The good thing is that such environmental disasters, along with the imminent economic collapse, affect us all. They are there for all to see. The spitlickers of the world's profiteers in politics and the media cannot hide these calamities from us behind their customary demagoguery. As a result, in the last decade, protest has been growing everywhere. People are waking up. A plethora of books has been and continues to be published that analyze our dilemma and offer ways of dealing with it. Organizations and communities have sprung up to work towards and establish a self-sustaining way of life. As yet they're but a drop in the bucket, inadequate to the force of the catastrophes facing us. But many drops make a river, and our best hope is that this river soon gathers enough strength to sweep away the ideologies and practices responsible for the destruction of our planet.
It's not too late to preserve a viable habitat for some of our children's children. And Humanists want to be in the vanguard for change that enables a sustainable presence of all creatures on this earth. Last week, as part of a celebration at the University of Waterloo's Perimeter Institute for Theoretical Physics, I heard the eminent cosmologist Stephen Hawking speculate that if human activity makes life impossible for us on this planet we may have to travel out into space to find another planet to populate. That dream is an expression of the very hubris that is our undoing. Neither sci-fi fantasies nor appeals to some supernatural intelligence are going to save us.

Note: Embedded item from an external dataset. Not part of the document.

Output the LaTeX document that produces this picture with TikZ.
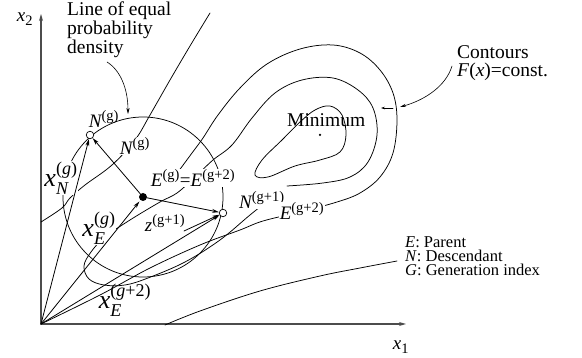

Humanists know that only a bold rational approach to our problems may enable us to survive the disasters that are now upon us. That is why, as we go to print, the national association of Humanists, Humanist Canada, is hosting a conference in Toronto entitled "Planetary Overload – Survival of the Human Species". Its president, Simon Parcher, has gathered eminent specialists from different fields, including environmentalists and behavoural psychologists, to address the biggest challenge of historical time. The conference is designed to help put humankind on a viable path into the future – a future that demands from us a profound change of lifestyle, one that calls for modesty and humility, respect for the earth and all its living creatures, a commitment to retrenchment instead of obsessive growth, to fair sharing instead of rampant greed, and for the active acknowledgment that we are not masters of our earth but its children, ever at the mercy of its intricate superior powers.